MWDSC has its own water conservation website. To find out more information on water-saving plants and other useful tips, visit www.bewaterwise.com.
LA PALMA RESIDENTS should make sure that their plumbing systems are in good working order and are leak-free. This is important, not only for saving money on your water bill and limiting damages to property, but it is our responsibility to provide clean fresh water for future generations.
DID YOU KNOW?
Regional wastewater collection, treatment, and disposal are served by the Orange County Sanitation District by way of agreement between the two agencies. Three separate OCSD trunk sewer systems collect La Palma’s flows within Denni Street (OCSD Los Alamitos Sub-Trunk), Moody Street (OCSD West-side Relief Interceptor), and Valley View Street (OCSD Miller-Holder Trunk). These regional systems convey wastewater flows from several north Orange County municipal sewer systems to OCSD’s treatment and reclamation facility in Fountain Valley.

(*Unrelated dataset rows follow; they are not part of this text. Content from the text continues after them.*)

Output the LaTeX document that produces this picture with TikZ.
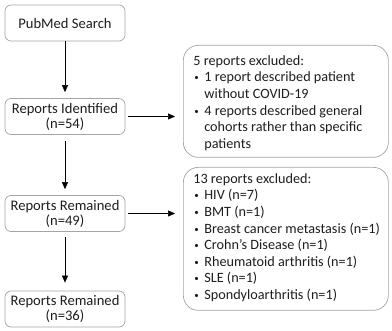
\documentclass[tikz,border=0pt]{standalone}
\usepackage{fontspec}
\setmainfont{Carlito}
\usetikzlibrary{arrows.meta}
\definecolor{boxgray}{RGB}{165,165,165}
\definecolor{txt}{RGB}{30,30,30}
\newcommand{\bul}{\makebox[11pt][l]{\hspace*{1pt}\raisebox{1pt}{\fontsize{9}{9}\selectfont•}}}
\newcommand{\ind}{\hspace*{11pt}}
\begin{document}
\begin{tikzpicture}[x=1pt,y=-1pt,
  stagebox/.style={draw=boxgray,line width=0.7pt,rounded corners=6pt,fill=white,
    minimum width=120pt,minimum height=36pt,align=center,inner sep=0pt,
    text=txt,font=\fontsize{14.6}{15}\selectfont},
  exclbox/.style={draw=boxgray,line width=0.7pt,rounded corners=15pt,fill=white,
    inner sep=0pt,text=txt,font=\fontsize{14.2}{16.6}\selectfont},
  arr/.style={-{Triangle[length=7pt,width=6pt]},line width=0.6pt,black}]
\useasboundingbox (0,0) rectangle (392,331);
\node[stagebox] (pub) at (65,23) {PubMed Search};
\node[stagebox] (ident) at (65,116.5) {Reports Identified\\(n=54)};
\node[stagebox] (rem1) at (65,213.5) {Reports Remained\\(n=49)};
\node[stagebox] (rem2) at (65,309) {Reports Remained\\(n=36)};
\node[exclbox,anchor=north west] (ex1) at (183,45) {\parbox[c][112pt][t]{205pt}{\vspace*{10pt}%
\hspace*{10pt}5 reports excluded:\\
\hspace*{10pt}\bul 1 report described patient\\
\hspace*{10pt}\ind without COVID-19\\
\hspace*{10pt}\bul 4 reports described general\\
\hspace*{10pt}\ind cohorts rather than specific\\
\hspace*{10pt}\ind patients}};
\node[exclbox,anchor=north west] (ex2) at (183,167) {\parbox[c][143pt][t]{205pt}{\vspace*{6pt}%
\hspace*{10pt}13 reports excluded:\\
\hspace*{10pt}\bul HIV (n=7)\\
\hspace*{10pt}\bul BMT (n=1)\\
\hspace*{10pt}\bul Breast cancer metastasis (n=1)\\
\hspace*{10pt}\bul Crohn’s Disease (n=1)\\
\hspace*{10pt}\bul Rheumatoid arthritis (n=1)\\
\hspace*{10pt}\bul SLE (n=1)\\
\hspace*{10pt}\bul Spondyloarthritis (n=1)}};
\draw[arr,shorten <=0pt,shorten >=6pt] (pub.south) -- (ident.north);
\draw[arr,shorten <=6pt,shorten >=6pt] (ident.south) -- (rem1.north);
\draw[arr,shorten <=5pt,shorten >=8pt] (rem1.south) -- (rem2.north);
\draw[arr,shorten <=3pt,shorten >=8pt] (ident.east) -- (ident.east -| ex1.west);
\draw[arr,shorten <=3pt,shorten >=8pt] (rem1.east) -- (rem1.east -| ex2.west);
\end{tikzpicture}
\end{document}
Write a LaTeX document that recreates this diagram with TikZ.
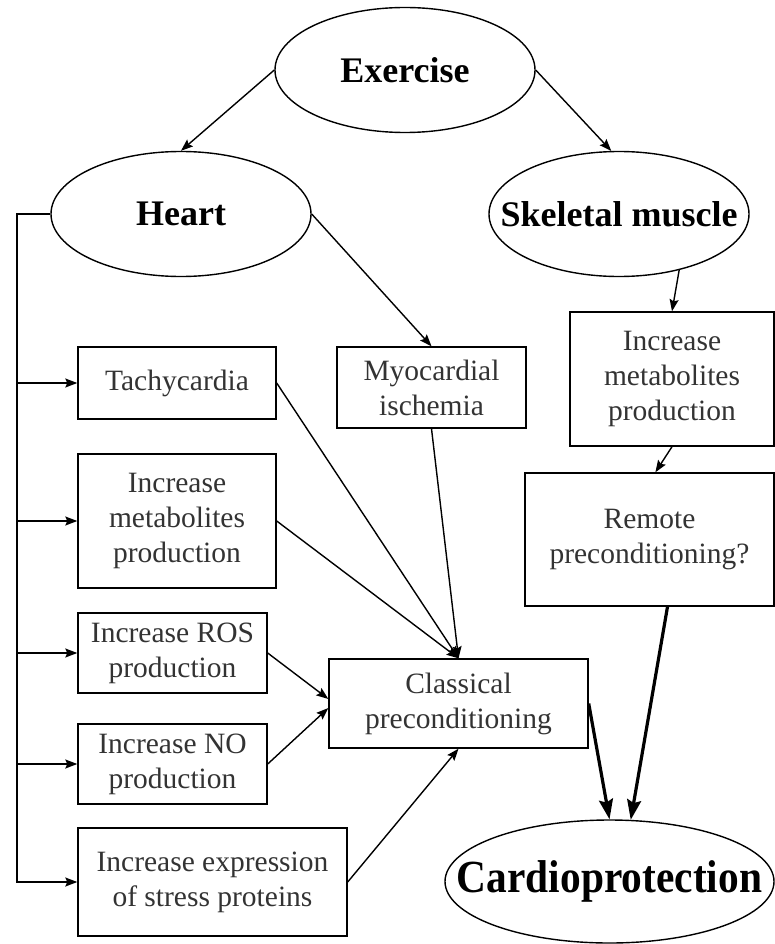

The City’s service area ranges between approximately 35 feet to 55 feet above mean sea level, gently sloping from the northeast to the south and west. With this minimal elevation difference, City development planning has been essential to maintaining gravity flow conditions throughout the collection system. The City’s sewer system serves over 4,000 connections with approximately 30 miles of gravity sewers and over 700 manholes
Stormwater is water from rain that does not soak into the ground. It flows over paved areas like streets, sidewalks, and parking lots, as well as roofs and sloped lawns. As it flows, the stormwater collects and carries pollutants such as litter, pet waste, pesticides, fertilizers, and motor oil. This “toxic soup” then flows through a massive system of pipes and channels directly into our local waterways and the ocean.
What is the difference between the storm drain system and the sanitary sewer system?
The storm drain system and sanitary sewer system are both large conveyance systems of underground pipes. This leads to the misconception that the systems are one and the same. They are in fact separated and serve different purposes.
The sanitary sewer system transports domestic sewage to a treatment plant. Domestic sewage includes wastewater from household and commercial plumbing, such as toilets, showers, and sinks. There, contaminants are removed from the sewage through a multi-stage process, which includes settling, filtering, and biological and chemical treatment. The treated water is then discharged into local waterways or used as reclaimed water.
The storm drain system, on the other hand, was designed to prevent cities from flooding. Its purpose is to quickly transport rain runoff (stormwater) away from the city and into the nearest waterway, without treatment. And so, any pollution carried by stormwater also enters our waterways untreated.